Importantly, we achieved these balance quality results during a time of heightened and global uncertainty. Which is a testament to our clear and focused vision, our strong brands and solid execution. As evidence of this, in the 2011 third quarter, we delivered our best revenue quarter of any quarter for worldwide rental car. And both on a consolidated basis and for worldwide rental car, we generated the highest GAAP pretax income in the Company's history. More specifically, within our business units, third quarter 2011 highlights include a more than 20% increase in equipment rental corporate EBITDA on a 14.4% revenue gain. This resulted from a 3.4% higher price on 9.9% more volume overall despite a 3.9% volume decline in Europe. This is on slide 7.

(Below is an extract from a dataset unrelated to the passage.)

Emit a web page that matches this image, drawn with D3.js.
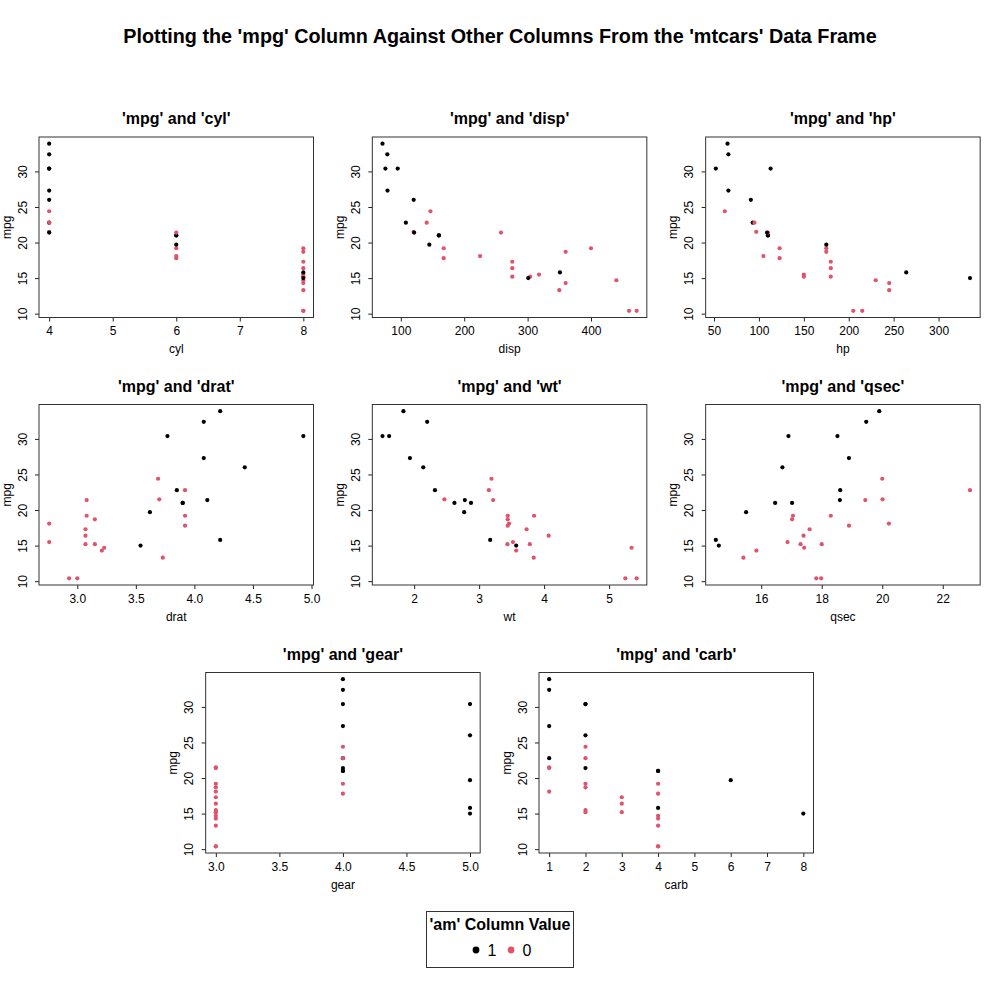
<!DOCTYPE html>
<html><head><meta charset="utf-8">
<script src="https://cdn.jsdelivr.net/npm/d3@7"></script>
<style>body{margin:0;background:#fff}svg{display:block;font-family:"Liberation Sans",Arial,Helvetica,sans-serif}</style>
</head><body><svg id="c" width="1000" height="1000"></svg>
<script>
const mpg  = [21.0,21.0,22.8,21.4,18.7,18.1,14.3,24.4,22.8,19.2,17.8,16.4,17.3,15.2,10.4,10.4,14.7,32.4,30.4,33.9,21.5,15.5,15.2,13.3,19.2,27.3,26.0,30.4,15.8,19.7,15.0,21.4];
const cyl  = [6,6,4,6,8,6,8,4,4,6,6,8,8,8,8,8,8,4,4,4,4,8,8,8,8,4,4,4,8,6,8,4];
const disp = [160,160,108,258,360,225,360,146.7,140.8,167.6,167.6,275.8,275.8,275.8,472,460,440,78.7,75.7,71.1,120.1,318,304,350,400,79,120.3,95.1,351,145,301,121];
const hp   = [110,110,93,110,175,105,245,62,95,123,123,180,180,180,205,215,230,66,52,65,97,150,150,245,175,66,91,113,264,175,335,109];
const drat = [3.90,3.90,3.85,3.08,3.15,2.76,3.21,3.69,3.92,3.92,3.92,3.07,3.07,3.07,2.93,3.00,3.23,4.08,4.93,4.22,3.70,2.76,3.15,3.73,3.08,4.08,4.43,3.77,4.22,3.62,3.54,4.11];
const wt   = [2.620,2.875,2.320,3.215,3.440,3.460,3.570,3.190,3.150,3.440,3.440,4.070,3.730,3.780,5.250,5.424,5.345,2.200,1.615,1.835,2.465,3.520,3.435,3.840,3.845,1.935,2.140,1.513,3.170,2.770,3.570,2.780];
const qsec = [16.46,17.02,18.61,19.44,17.02,20.22,15.84,20.00,22.90,18.30,18.90,17.40,17.60,18.00,17.98,17.82,17.42,19.47,18.52,19.90,20.01,16.87,17.30,15.41,17.05,18.90,16.70,16.90,14.50,15.50,14.60,18.60];
const am   = [1,1,1,0,0,0,0,0,0,0,0,0,0,0,0,0,0,1,1,1,0,0,0,0,0,1,1,1,1,1,1,1];
const gear = [4,4,4,3,3,3,3,4,4,4,4,3,3,3,3,3,3,4,4,4,3,3,3,3,3,4,5,5,5,5,5,4];
const carb = [4,4,1,1,2,1,4,2,2,4,4,3,3,3,4,4,4,1,2,1,1,2,2,4,2,1,2,2,4,6,8,2];

const columns = ["cyl","disp","hp","drat","wt","qsec","gear","carb"];
const columnData = {cyl, disp, hp, drat, wt, qsec, gear, carb};
const xTicks = {
  cyl:[4,5,6,7,8], disp:[100,200,300,400], hp:[50,100,150,200,250,300],
  drat:[3.0,3.5,4.0,4.5,5.0], wt:[2,3,4,5], qsec:[16,18,20,22],
  gear:[3.0,3.5,4.0,4.5,5.0], carb:[1,2,3,4,5,6,7,8]
};
const xTickFmt = {drat:".1f", gear:".1f"};
const yTicks = [10,15,20,25,30];
const legendLabels = ["1","0"];
const legendValues = [1,0];
const mainTitle = "Plotting the 'mpg' Column Against Other Columns From the 'mtcars' Data Frame";
const legendTitle = "'am' Column Value";

const colorFor = d3.scaleOrdinal().domain([1,0]).range(["#000000","#DF536B"]);
const svg = d3.select("#c");

svg.append("text").attr("x",500).attr("y",42.5).attr("text-anchor","middle")
  .attr("font-size",19.8).attr("font-weight","bold").text(mainTitle);

function padExt(v){ const e=d3.extent(v); const p=(e[1]-e[0])*0.04; return [e[0]-p,e[1]+p]; }

const boxW = 274.5, boxH = 180.5;
const rowTops = [137, 404.5, 672.5];
function boxLeft(i){
  if(i<6){ return (i%3)*333.33 + 39; }
  return 166.67 + (i-6)*333.33 + 39;
}
const FS = 12;

columns.forEach((col,i)=>{
  const L = boxLeft(i), T = rowTops[Math.floor(i/3)];
  const xv = columnData[col];
  const x = d3.scaleLinear().domain(padExt(xv)).range([L, L+boxW]);
  const y = d3.scaleLinear().domain(padExt(mpg)).range([T+boxH, T]);
  const g = svg.append("g");

  g.append("text").attr("x",L+boxW/2).attr("y",T-13).attr("text-anchor","middle")
    .attr("font-size",16).attr("font-weight","bold").text(`'mpg' and '${col}'`);

  const xAxis = d3.axisBottom(x).tickValues(xTicks[col]).tickSize(4).tickPadding(5)
    .tickFormat(xTickFmt[col] ? d3.format(xTickFmt[col]) : d3.format("d"));
  const ax = g.append("g").attr("transform",`translate(0,${T+boxH})`).call(xAxis);
  ax.select(".domain").remove();
  ax.selectAll(".tick line").attr("stroke","#222");
  ax.selectAll(".tick text").attr("font-size",FS).attr("fill","#000")
    .attr("font-family","Liberation Sans, Arial, sans-serif");

  const yAxis = d3.axisLeft(y).tickValues(yTicks).tickSize(4).tickFormat(d3.format("d"));
  const ay = g.append("g").attr("transform",`translate(${L},0)`).call(yAxis);
  ay.select(".domain").remove();
  ay.selectAll(".tick line").attr("stroke","#222");
  ay.selectAll(".tick text").attr("font-size",FS).attr("fill","#000")
    .attr("font-family","Liberation Sans, Arial, sans-serif")
    .attr("x",null).attr("dy",null).attr("text-anchor","middle")
    .attr("transform","translate(-12.3,0) rotate(-90)");

  g.append("text").attr("x",L+boxW/2).attr("y",T+boxH+35.5).attr("text-anchor","middle")
    .attr("font-size",FS).text(col);
  g.append("text").attr("transform",`translate(${L-28.5},${T+boxH/2}) rotate(-90)`)
    .attr("text-anchor","middle").attr("font-size",FS).text("mpg");

  g.append("rect").attr("x",L).attr("y",T).attr("width",boxW).attr("height",boxH)
    .attr("fill","none").attr("stroke","#333").attr("stroke-width",1);

  g.selectAll("circle").data(d3.range(mpg.length)).join("circle")
    .attr("cx",k=>x(xv[k])).attr("cy",k=>y(mpg[k])).attr("r",2.1)
    .attr("fill",k=>colorFor(am[k]));
});

// legend
const lg = svg.append("g");
lg.append("rect").attr("x",426.5).attr("y",911.5).attr("width",147).attr("height",56)
  .attr("fill","none").attr("stroke","#333");
lg.append("text").attr("x",500).attr("y",930).attr("text-anchor","middle")
  .attr("font-size",16).attr("font-weight","bold").text(legendTitle);
const lx = d3.scalePoint().domain(legendLabels).range([476,511]);
legendValues.forEach((v,j)=>{
  const cx = lx(legendLabels[j]);
  lg.append("circle").attr("cx",cx).attr("cy",950).attr("r",3.4).attr("fill",colorFor(v));
  lg.append("text").attr("x",cx+11.5).attr("y",956).attr("font-size",16).text(legendLabels[j]);
});
</script></body></html>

The equipment rental profit benefited from a 220 basis point improvement in adjusted direct operating and SG&A expense margin and a 470 basis point increase in utilization as we fulfilled demand with a newer, more targeted fleet offering. In the quarter, we brought in about $213 million of gross new equipment globally, year-to-date through September 30, roughly 75% of our planned buy of $575 million has been delivered. Our net CapEx estimate for the year is $350 million and we are currently tracking at about 78% of that. Another highlight on slide 8 was US rental car 28.4% increase in adjusted pretax income, having delivered 86% incremental revenue flow-through in the quarter. Our discipline lien 6 Sigma programs were implemented in 6 additional airport operations and higher residual values, coupled with strategic procurement in fleet rotation practices resulted in a nearly 19% improvement in unit depreciation year over year.
In Europe Rental Car, we won several new business accounts in the third quarter and resigned approximately 70 existing accounts, of which 90% reflected a price increase over the prior contract. This marks the second consecutive year of commercial price increases. We've also expanded our Advantage network across the continent, with a total of 19 locations in operation at quarter end. And strong fleet management throughout Europe supported higher utilization year over year and contributed to about 9% improvement in adjusted pretax income in the third quarter.
Globally, we are pleased with the growth of our inbound/outbound rental revenue, which was up another 7% on top of last year's 15% increase. Our net promoter score was also a key performance metric of the quarter, with customer satisfaction ratings 460 basis points higher, year over year. And finally, we further improved our balance sheet in the third quarter with the refinancing of our European Securitization program. Where we extended the maturity, reduce the spread and increase to the advanced rate. And we put into place an $850 million 1-year conduit facility to fund Donlen's fleet until permanent financing is executed.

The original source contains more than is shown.